Affordable Care Act health insurance Web sites went live today for some states to allow people to begin browsing information for 2015 coverage. (Others will be live by the end of the month with actual enrollment beginning in all states November 15.) Last year, there was considerable confusion for people looking for individual and family coverage as well as for the health insurance companies. This year should go smoother but, people who did purchase Affordable Care Act insurance coverage through the insurance marketplace in their state last year need to remember that the taxman will cometh in 2015 and be prepared.
When selecting a plan for 2014, people were asked to estimate their income for the year to determine if they qualified for government assistance to defray the insurance costs. For those who overestimated their income, an additional tax credit may be claimed on their 2014 returns. For those who underestimated their income, however, they may owe some of the premium money the government supplied back at tax time. Lastly, those who did not purchase insurance for this year will have a penalty to pay, which grows larger next year.
Many referred to the money the government provided to help pay for insurance as subsidies. The health plans themselves typically did, too. However, they were really established as tax credits. Tax credits reduce the amount of tax due by the specific amount, versus a deductible, which reduces one’s income level and does not equate saving the same amount in taxes.
There were two types of credits given to people who enrolled in an Affordable Care Act health plan through the exchanges and met the income requirements: Premium Assistance reduced the monthly amount paid for health insurance.
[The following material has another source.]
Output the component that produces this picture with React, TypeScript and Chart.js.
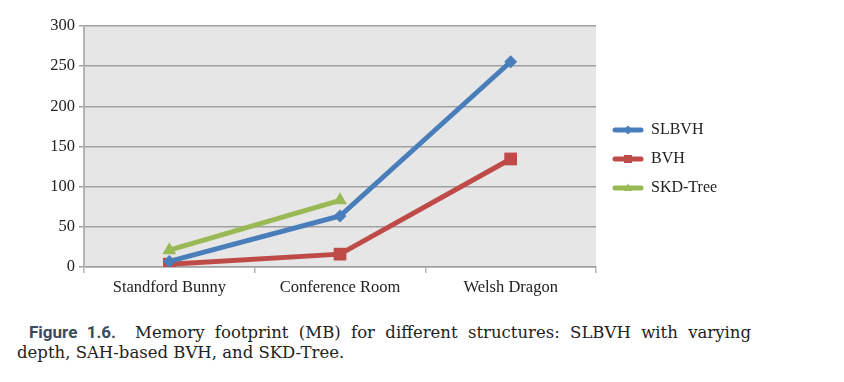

Cost-Sharing Subsidies reduced any out-of-pocket costs, such as co-payments and money to satisfy deductibles.
To qualify for the credits, the annual household income for 2014 had to be estimated to fall between138 percent and 400 percent of the federal poverty level. That enabled many single people and families who would not normally qualify for federal aid (such as a family earning $80,000 in some areas) to receive some credits. If the projected income changed during the year, however, the credit amount will be affected. There are going to be a lot of people surprised when they do their 2014 taxes because they could owe money back
While most chose to have the premium assistance sent directly to their health plan as premium payments, there actually is an option to either take only part or none of the assistance up front or receive the rest when taxes are filed. This was recommended for people whose income fluctuates a lot so they did not wind up owing money back to the government.
The Affordable Care Act was created to ensure that everyone has health insurance, but providing assistance for those who could not afford it. The second year will, hopefully, go smoother. Open enrollment for 2015 will run from November 15, 2014, to February 15, 2015. People who chose not to get insurance, which is now legally required, will face stiffer fines for noncompliance. In addition, the taxman will cometh for those who did not get the right amount of Affordable Care Act assistance for their income, so people need to estimate carefully going forward.